Das Adagietto, bestens bekannt aus dem Film „Tod in Venedig“ von Visconti, ist wohl das meist gespielte Stück im Radio. Keine Wunschsendung ohne Adagietto. Richard Strauss schrieb 1905 an Mahler:“Ihre 5. Symphonie hat mir neulich …große Freude bereitet, die mir durch das kleine Adagietto etwas getrübt wurde. Daß dasselbe beim Publikum am meisten gefallen hat, geschieht Ihnen dafür auch ganz recht.“ (zitiert nach Programmheft)

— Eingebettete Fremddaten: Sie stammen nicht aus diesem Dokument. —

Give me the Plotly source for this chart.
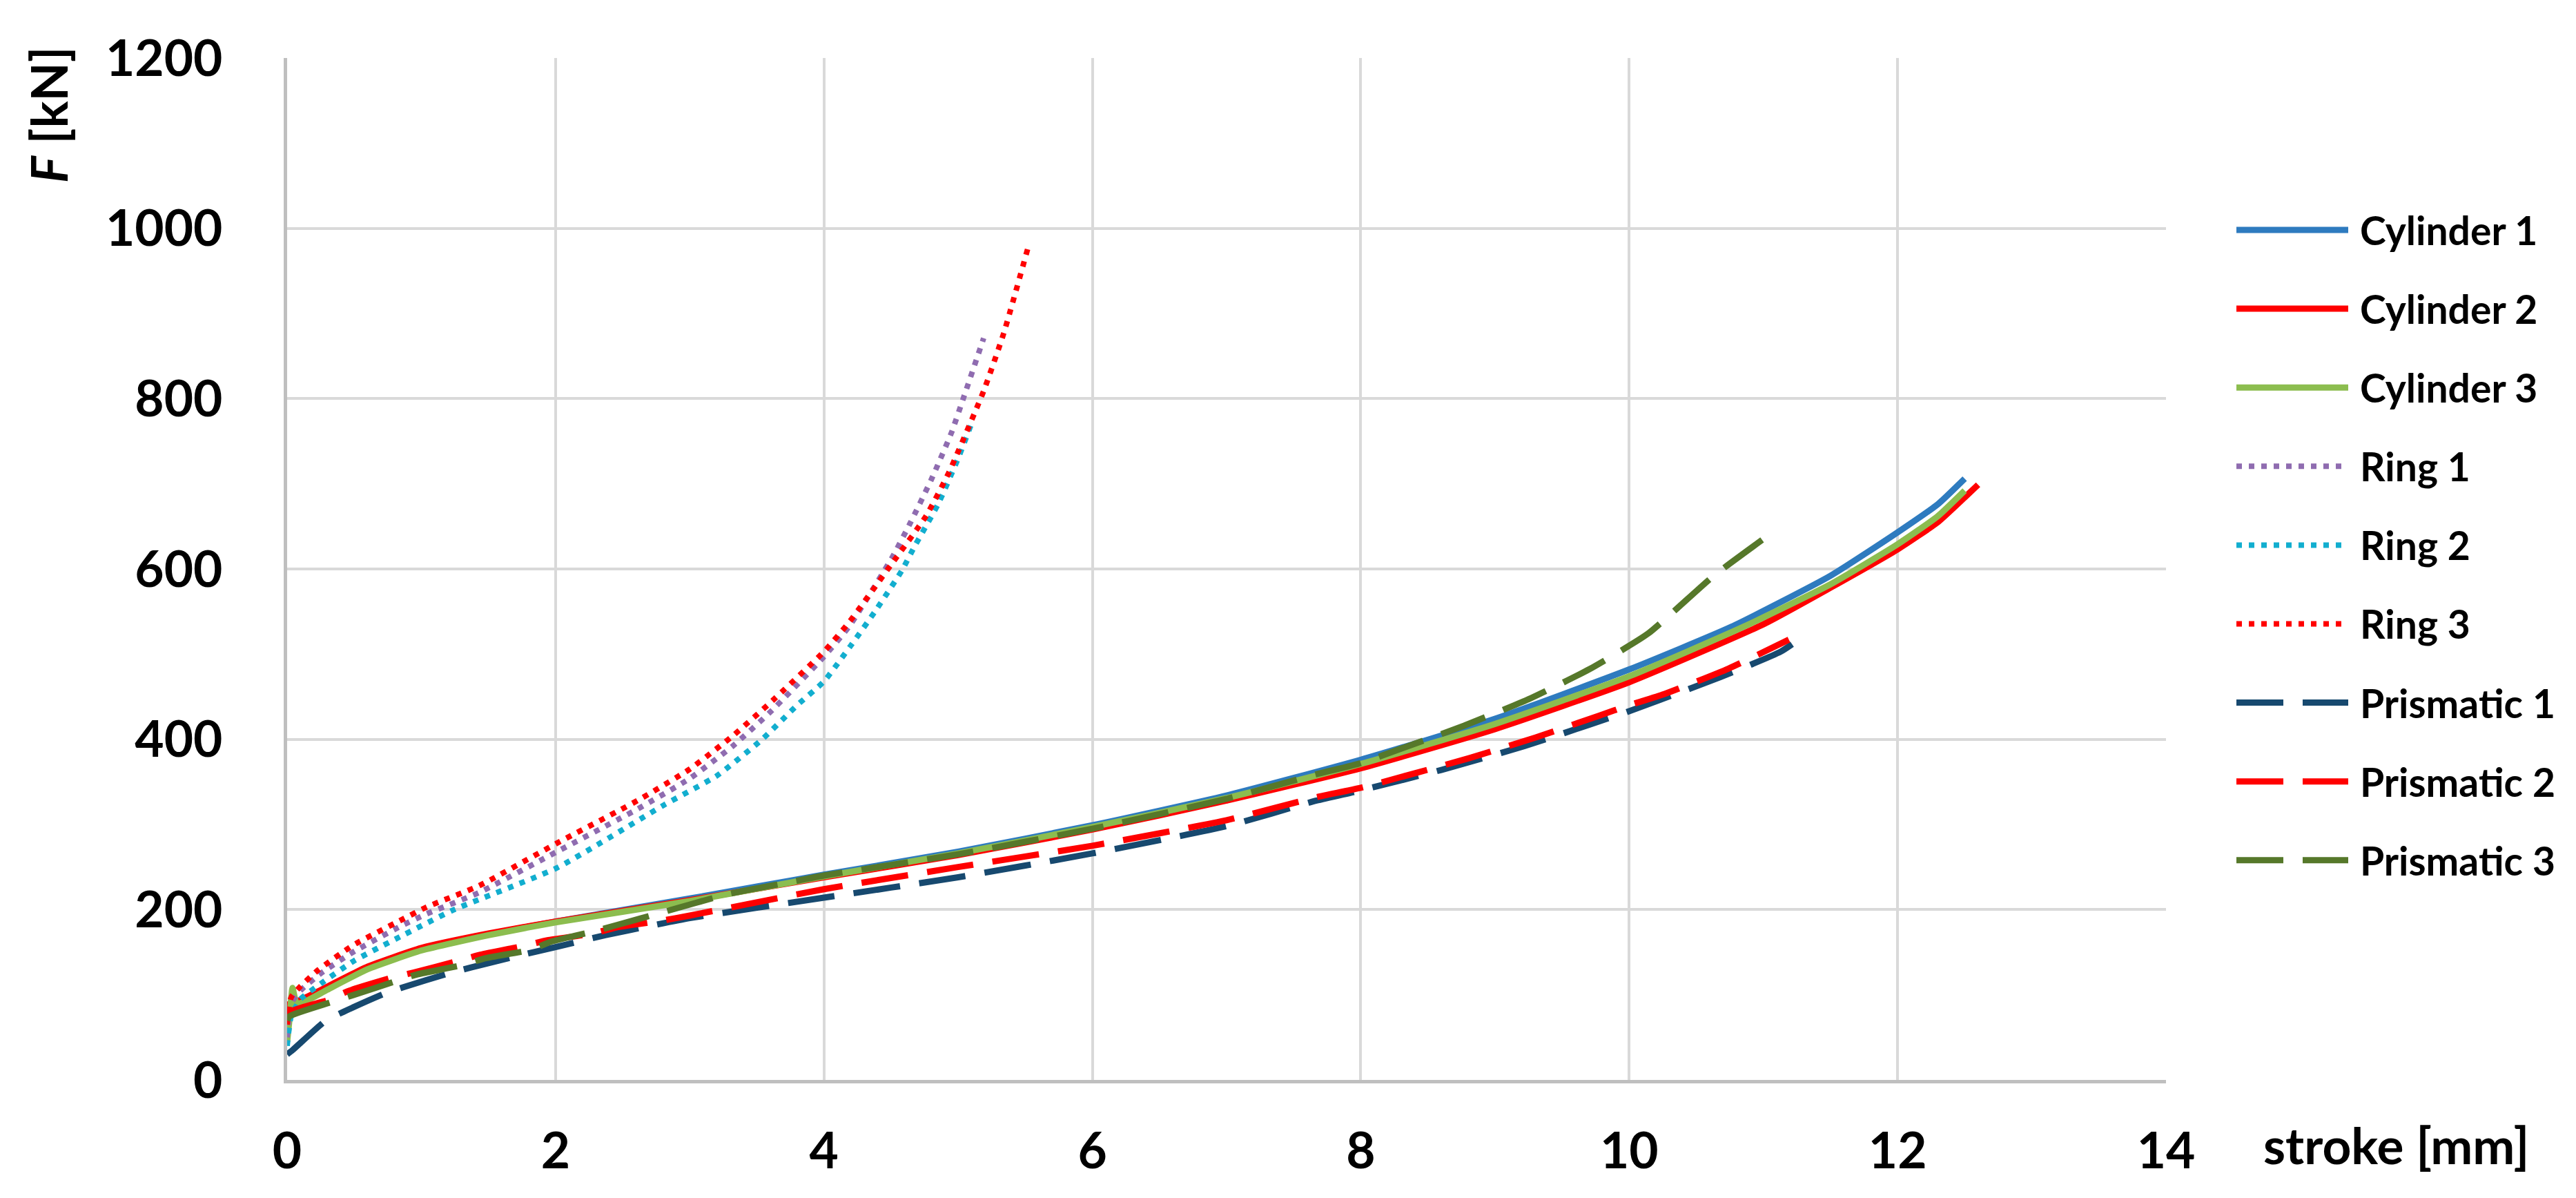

Und so ist es bis heute noch: Dieses kurze Stück begeistert, dem Dirigenten und Orchester sind die Diskussionen um Kitsch oder Nichtkitsch herzlich egal. Dem Publikum auch. Man versinkt ist dieser zärtlichen Erotik und der umbändigen Sehnsucht nach Vergessen. Alltag und Banalitäten rücken ab. Es passt nicht hierher, die Emotionen mit Worten nachzubilden. Sie sind stark, und überschreiten die Grenzen der Sprache.

Abkühlen und Aufwühlen: 5. Satz

Mahler und Bishkov wecken die Zuhörer aus ihrem Wohlfühlsentiment. Das Rondofinale ist pfiffig-ironisch, tänzelt, dröhnt, um am Ende in einer betörenden Apotheose des Sieges zu enden.

Nie endenwollender Beifall für Bischkov und das Orchester. Minutenlange Standing Ovations.